My Top 3 Swimming Tools For the Beginner and Struggling Swimmer.
There are a number or swimming accessories available to help you improve your swimming technique, speed and efficiency. But not all swim gear is created equal and not every swimmer will benefit the same from all of the products. Not to mention, it can be less than enjoyable packing like you're going on an adventure race to swim laps for hour at your local pool. Having worked extensively with adult triathletes and beginning swimmers who didn't benefit from learning proper stroke mechanics as a kid, there tends to be common areas that need to be focused on to improve the fundamentals of their swimming form. So that brings us to the short list of three critical items that will help all swimmers struggling with their swim mechanics, and a great starter tool bag for intermediate swimmers looking to make the next leap in their swimming performance.
Triathlon is already a fairly expensive sport, so I've written this list in order of importance. So if you can only get one item at a time, I suggest purchasing in this order.
Number 1: Swimming Fins
Not all fins are created equal, so if you happen to run across a pair at a yard sale or Craigslist, be sure they are the right style. And notice I said "swimming" fins. Believe it or not there are several styles of fins, but the type that works best for beginners (and triathletes in general) is what's called a Zoomer Fin. This style of fins has a very short, slightly wide blade. The advantage of this style of fin is that it is large enough to help you get a lot more propulsion from your kick, but it's not so large that you don't still need to use your arms to swim efficiently and thus won't overpower your arm stroke. So the idea is to use a fin that helps your stoke, not propel you across the pool in spite of it. I suggest using the fins more if you can't keep your feet up and body line horizontal (ask someone to watch or video you), if your kick is extremely weak, and if you have difficulty maintaining forward moment when taking a breath. As you improve in these areas, alternate swimming sets with and without the fins to help improve your feel for correct body line and speed while breathing.

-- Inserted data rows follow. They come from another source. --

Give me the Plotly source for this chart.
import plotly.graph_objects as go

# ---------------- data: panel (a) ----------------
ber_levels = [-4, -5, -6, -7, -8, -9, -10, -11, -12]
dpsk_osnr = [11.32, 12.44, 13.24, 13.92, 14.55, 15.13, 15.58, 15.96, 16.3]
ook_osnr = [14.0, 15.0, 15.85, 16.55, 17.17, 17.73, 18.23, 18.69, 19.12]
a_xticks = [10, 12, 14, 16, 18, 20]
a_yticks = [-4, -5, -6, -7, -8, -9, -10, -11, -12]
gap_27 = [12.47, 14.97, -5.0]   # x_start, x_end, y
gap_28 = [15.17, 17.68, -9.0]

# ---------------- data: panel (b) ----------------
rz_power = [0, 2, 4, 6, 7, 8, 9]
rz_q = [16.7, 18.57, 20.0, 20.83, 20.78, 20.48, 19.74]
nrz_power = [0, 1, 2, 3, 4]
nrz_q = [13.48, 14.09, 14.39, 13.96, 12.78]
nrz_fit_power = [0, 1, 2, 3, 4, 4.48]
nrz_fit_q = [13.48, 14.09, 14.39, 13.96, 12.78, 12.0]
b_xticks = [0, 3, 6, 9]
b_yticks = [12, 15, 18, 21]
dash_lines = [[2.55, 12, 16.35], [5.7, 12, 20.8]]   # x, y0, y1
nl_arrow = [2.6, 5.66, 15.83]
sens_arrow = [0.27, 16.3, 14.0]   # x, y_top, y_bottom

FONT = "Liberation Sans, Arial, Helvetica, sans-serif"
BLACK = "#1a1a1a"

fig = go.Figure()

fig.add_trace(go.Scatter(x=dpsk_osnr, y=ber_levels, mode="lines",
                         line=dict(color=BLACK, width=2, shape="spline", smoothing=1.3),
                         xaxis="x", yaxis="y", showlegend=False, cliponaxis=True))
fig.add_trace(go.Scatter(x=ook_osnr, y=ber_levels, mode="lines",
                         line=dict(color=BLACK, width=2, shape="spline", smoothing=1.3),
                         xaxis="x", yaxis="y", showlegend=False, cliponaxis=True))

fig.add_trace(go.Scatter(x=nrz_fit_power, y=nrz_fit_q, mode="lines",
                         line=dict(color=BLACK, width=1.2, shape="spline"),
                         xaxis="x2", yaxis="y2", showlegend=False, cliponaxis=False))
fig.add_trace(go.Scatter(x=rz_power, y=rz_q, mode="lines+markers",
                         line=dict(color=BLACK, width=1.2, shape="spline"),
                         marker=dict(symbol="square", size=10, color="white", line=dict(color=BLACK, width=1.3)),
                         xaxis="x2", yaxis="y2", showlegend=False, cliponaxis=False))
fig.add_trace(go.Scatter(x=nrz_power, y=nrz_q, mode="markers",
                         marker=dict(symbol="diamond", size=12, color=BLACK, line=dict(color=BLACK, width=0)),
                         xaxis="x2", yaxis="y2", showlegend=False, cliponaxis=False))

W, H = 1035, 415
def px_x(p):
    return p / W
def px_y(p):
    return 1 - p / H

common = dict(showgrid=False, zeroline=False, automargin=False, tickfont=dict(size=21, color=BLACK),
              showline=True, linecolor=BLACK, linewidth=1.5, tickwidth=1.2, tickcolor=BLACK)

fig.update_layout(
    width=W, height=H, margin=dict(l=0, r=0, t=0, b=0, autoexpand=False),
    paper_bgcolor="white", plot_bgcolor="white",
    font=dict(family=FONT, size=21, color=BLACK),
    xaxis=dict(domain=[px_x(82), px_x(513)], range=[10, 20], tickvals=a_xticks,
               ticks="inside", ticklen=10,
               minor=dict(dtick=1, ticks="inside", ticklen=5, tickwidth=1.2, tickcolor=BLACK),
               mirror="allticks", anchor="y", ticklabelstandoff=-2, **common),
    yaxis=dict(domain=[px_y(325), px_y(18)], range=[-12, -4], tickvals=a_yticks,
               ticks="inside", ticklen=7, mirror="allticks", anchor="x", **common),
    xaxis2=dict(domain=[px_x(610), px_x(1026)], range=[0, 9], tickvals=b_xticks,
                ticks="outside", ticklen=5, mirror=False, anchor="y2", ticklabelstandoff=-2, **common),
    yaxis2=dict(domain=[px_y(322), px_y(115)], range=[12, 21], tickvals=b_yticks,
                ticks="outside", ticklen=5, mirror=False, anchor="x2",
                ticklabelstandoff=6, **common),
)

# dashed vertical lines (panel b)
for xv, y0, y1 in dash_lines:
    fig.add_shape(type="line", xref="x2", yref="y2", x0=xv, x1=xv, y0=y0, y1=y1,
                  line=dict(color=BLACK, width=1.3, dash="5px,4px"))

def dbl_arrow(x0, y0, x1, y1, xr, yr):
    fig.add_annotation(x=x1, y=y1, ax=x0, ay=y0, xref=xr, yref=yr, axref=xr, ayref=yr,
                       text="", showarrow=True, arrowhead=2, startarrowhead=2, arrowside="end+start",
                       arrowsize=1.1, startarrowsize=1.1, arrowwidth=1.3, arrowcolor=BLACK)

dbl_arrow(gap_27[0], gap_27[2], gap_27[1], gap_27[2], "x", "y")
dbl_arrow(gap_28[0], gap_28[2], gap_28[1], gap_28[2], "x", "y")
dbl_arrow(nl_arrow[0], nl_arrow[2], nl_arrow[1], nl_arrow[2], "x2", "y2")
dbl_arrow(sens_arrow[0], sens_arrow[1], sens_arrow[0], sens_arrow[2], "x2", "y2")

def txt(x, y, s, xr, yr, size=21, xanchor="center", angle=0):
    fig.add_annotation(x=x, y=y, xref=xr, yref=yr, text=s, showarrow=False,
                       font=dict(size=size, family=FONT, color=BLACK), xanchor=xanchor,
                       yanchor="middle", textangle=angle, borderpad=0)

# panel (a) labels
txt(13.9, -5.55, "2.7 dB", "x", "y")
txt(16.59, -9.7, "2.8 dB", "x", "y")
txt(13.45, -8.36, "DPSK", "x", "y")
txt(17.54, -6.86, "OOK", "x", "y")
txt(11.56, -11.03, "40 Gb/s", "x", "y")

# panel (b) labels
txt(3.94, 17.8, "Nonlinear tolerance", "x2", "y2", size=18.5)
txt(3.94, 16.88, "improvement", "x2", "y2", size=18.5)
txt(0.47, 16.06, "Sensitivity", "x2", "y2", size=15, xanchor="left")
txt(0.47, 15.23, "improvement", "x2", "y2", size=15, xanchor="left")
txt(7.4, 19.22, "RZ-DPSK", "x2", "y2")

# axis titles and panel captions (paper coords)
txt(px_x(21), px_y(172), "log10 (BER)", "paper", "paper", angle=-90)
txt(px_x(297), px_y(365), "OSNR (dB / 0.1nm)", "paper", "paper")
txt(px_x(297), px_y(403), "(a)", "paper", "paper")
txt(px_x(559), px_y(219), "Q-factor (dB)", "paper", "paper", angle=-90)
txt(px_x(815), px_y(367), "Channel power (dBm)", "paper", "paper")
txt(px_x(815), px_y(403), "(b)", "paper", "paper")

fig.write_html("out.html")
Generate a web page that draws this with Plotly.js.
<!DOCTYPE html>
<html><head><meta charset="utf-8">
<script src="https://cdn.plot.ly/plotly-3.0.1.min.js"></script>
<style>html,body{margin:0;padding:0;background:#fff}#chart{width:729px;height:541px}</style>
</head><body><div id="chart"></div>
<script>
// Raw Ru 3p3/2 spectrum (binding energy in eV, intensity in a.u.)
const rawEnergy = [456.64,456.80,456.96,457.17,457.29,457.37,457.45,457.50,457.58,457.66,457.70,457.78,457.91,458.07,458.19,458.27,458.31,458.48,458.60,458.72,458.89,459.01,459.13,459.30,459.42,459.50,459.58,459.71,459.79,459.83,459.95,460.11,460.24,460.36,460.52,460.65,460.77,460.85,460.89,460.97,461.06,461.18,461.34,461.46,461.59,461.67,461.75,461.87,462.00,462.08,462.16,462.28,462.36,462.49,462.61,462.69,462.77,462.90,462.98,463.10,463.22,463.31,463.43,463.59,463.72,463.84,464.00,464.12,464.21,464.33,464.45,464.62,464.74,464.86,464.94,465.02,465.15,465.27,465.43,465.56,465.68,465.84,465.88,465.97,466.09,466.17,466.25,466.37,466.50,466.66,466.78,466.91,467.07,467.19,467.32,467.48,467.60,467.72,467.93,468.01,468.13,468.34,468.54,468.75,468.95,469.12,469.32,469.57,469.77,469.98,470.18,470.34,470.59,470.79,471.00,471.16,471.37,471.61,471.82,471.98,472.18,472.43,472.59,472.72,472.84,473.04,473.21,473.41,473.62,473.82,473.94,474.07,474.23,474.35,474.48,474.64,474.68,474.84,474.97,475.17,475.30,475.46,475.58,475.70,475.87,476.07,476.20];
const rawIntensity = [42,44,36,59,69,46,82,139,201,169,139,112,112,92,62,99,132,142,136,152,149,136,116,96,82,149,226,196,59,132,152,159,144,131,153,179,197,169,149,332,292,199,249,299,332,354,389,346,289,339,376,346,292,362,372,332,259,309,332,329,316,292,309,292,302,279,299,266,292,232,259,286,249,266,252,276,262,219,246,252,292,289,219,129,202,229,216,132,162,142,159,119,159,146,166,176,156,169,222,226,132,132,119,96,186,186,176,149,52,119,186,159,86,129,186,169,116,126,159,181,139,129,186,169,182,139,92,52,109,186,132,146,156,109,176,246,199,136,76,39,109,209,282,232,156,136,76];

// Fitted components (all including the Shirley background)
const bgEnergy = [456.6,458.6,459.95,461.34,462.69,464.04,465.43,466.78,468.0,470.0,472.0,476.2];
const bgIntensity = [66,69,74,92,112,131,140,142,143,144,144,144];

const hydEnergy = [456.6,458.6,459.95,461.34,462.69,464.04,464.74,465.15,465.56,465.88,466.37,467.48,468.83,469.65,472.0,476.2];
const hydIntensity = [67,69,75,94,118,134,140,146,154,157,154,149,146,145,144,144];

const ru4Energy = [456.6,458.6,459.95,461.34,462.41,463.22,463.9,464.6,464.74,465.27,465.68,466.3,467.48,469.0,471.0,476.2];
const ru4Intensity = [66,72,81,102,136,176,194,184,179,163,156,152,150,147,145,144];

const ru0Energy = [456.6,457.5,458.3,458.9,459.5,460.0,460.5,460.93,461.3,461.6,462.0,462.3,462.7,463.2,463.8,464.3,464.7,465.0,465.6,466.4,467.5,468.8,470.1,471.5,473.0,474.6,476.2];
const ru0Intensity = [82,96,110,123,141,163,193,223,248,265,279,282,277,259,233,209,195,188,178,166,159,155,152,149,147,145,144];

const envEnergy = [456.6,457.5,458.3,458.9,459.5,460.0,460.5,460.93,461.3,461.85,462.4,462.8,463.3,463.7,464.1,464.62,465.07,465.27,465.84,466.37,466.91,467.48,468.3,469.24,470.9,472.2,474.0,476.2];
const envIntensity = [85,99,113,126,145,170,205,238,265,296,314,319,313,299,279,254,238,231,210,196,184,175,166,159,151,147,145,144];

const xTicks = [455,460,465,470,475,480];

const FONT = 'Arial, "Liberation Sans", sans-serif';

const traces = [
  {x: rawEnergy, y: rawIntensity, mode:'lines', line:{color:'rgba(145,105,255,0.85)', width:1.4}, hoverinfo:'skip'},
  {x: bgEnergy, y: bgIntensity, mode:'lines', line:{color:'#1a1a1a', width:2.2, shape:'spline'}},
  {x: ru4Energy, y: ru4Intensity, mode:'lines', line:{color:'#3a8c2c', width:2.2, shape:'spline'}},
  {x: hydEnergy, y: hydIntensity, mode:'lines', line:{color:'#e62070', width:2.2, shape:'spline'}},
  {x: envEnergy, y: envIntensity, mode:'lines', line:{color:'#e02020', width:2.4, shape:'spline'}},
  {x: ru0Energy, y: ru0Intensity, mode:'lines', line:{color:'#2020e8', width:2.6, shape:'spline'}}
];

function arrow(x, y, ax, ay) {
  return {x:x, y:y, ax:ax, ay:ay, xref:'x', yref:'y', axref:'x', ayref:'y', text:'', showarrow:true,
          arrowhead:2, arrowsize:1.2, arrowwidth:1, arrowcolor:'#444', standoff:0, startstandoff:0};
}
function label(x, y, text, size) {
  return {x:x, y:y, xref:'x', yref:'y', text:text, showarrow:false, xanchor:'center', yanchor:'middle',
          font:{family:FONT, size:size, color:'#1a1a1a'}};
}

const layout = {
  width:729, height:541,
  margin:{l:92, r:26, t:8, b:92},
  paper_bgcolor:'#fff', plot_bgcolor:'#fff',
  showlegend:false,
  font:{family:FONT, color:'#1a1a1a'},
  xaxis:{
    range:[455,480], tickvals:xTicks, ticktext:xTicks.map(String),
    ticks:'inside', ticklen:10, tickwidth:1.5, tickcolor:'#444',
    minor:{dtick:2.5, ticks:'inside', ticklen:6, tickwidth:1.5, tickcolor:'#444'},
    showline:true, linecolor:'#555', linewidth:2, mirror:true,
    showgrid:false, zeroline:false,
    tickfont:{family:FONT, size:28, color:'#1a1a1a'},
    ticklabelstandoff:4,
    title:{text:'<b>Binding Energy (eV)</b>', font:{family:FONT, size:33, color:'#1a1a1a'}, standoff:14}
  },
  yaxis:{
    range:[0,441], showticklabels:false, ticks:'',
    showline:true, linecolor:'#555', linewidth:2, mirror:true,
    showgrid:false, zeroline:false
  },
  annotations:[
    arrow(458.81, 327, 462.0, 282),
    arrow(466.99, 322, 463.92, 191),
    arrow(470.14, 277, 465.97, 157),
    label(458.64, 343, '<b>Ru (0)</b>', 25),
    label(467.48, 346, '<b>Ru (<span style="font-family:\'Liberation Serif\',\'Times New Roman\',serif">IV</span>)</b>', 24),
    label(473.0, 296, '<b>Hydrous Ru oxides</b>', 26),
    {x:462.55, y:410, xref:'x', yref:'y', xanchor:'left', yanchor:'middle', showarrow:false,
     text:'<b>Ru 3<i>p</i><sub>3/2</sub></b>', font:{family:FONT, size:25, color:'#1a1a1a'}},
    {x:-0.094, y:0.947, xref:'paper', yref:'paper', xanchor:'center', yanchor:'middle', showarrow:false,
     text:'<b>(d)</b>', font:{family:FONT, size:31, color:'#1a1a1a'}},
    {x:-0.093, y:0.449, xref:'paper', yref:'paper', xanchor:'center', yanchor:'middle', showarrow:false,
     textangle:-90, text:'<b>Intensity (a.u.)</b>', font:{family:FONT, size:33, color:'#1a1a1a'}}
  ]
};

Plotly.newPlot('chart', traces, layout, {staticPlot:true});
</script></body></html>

Number 2: Swimming Snorkel
The most common issue beginning to intermediate level swimmers have with their swim stroke is a breakdown of their form when they take a breathe. So if that's the case, why not make the snorkel the number 1 item on the list? Good question! It's not more important than the fins, because just having the snorkel alone won't improve your body position in the water and the most common form breakdown while breathing is not creating enough forward momentum. The key advantage of the snorkel is the removal of the biggest fear and cause of tension while swimming: The Need To Breathe! Having your face submerged in water can cause you to hold your breathe (instead of exhaling) giving you less time to inhale when you do take a breathe and consequently you slow down to give yourself enough time to do both when you mouth finally reaches the surface. This slowing down almost always results in a break down of your form. The snorkel removes this anxiety (since air is readily available) and the form breaks, allowing you to focus on your stroke mechanics and letting you improving the synchronicity of breathing and your stroke.